I spent months at work trying to claim my space, make it a 40 hour work week. Now with the new year, I’ve added, added, and added. For me, it feels like the only way I’ll get some of the important things in my life done (apply to grad school, etc). First it was working out regularly (with my man), then I volunteered for an extra Chinese tutoring session (now twice a week), picked up a project at work that I didn’t have to get involved in, volunteered my efforts to a friend’s local community record company (soon to be non-profit), and on top of it it all shit hit the fan at work and I’ve been handed a bunch of new supervisor responsibilities.
Deep breath…
So now, oddly enough, I feel like I can get things done, life back on track. This was the same for me in college, the busier I was (for the most part), the better I performed.
How do you build into doing something? Do you prefer the empty plate approach or do you try to teeter on insanity?
What pushes you?








I’m not sure how to express this in words, but… I’ve found that I get satisfaction from being forced to do lots of work by circumstance (college, job, whatever) and then completing it against all odds. However, in order to finish, I usually have to delve into unhealthy means (lack of sleep, lack of exercise, neglect of friends and self). I’m trying to find that same (or greater!) sense of satisfaction by completing less work but in a healthier way. I’ll let you know if I figure it out.
I am definitely more satisfied when I have roughly a million things to do. And experience has shown that I do better when the pressure is on (this reminds me of Kathy telling me that the swimmers generally get better grades during swim season than out of it). Sometimes I end up lacking personal time (but really that’s just video games…).
There is something to be said for what you are talking about. But the deception is in “busyness.” I don’t think its that you have so much to do, but that these things buttresses everything. If you’Ve taken an architecture class, you learn that Notre Dame is a prime example of overdevelopment out of fear. Its a busy structure, and the first of its design to not rely on some internal support structure to keep it up, but instead employed these support beams from outside. Amazing! But, the fear was there they didn’t have enough to keep the weight of the building and domes skyward, so out of panic as opposed to strategy, they just kept building them, until we get the crowded building we have now.

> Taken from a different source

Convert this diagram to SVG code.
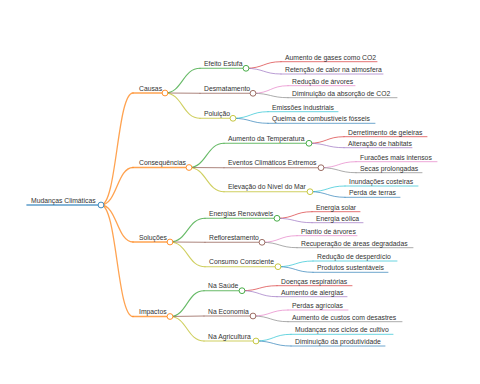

That is to say, that it defines your life from the outside–I think. Which is interesting. I hate, above all being busy, but require something regularly that is completely outside myself to give me structure. All my own projects, my own business and busyness derives from a desire to enact a revolution on my terms, not because the is required or interesting to other and sometimes myself. We create our reality. And that is such a powerful statement, that drives me to press ever forward. I have the added bonus of being convicted by an ideology, as opposed to programs. I guess I too can’t put this into words, its just, a love of subject that calls at you daily. Asking for more, which you happily give to see the revolution happen.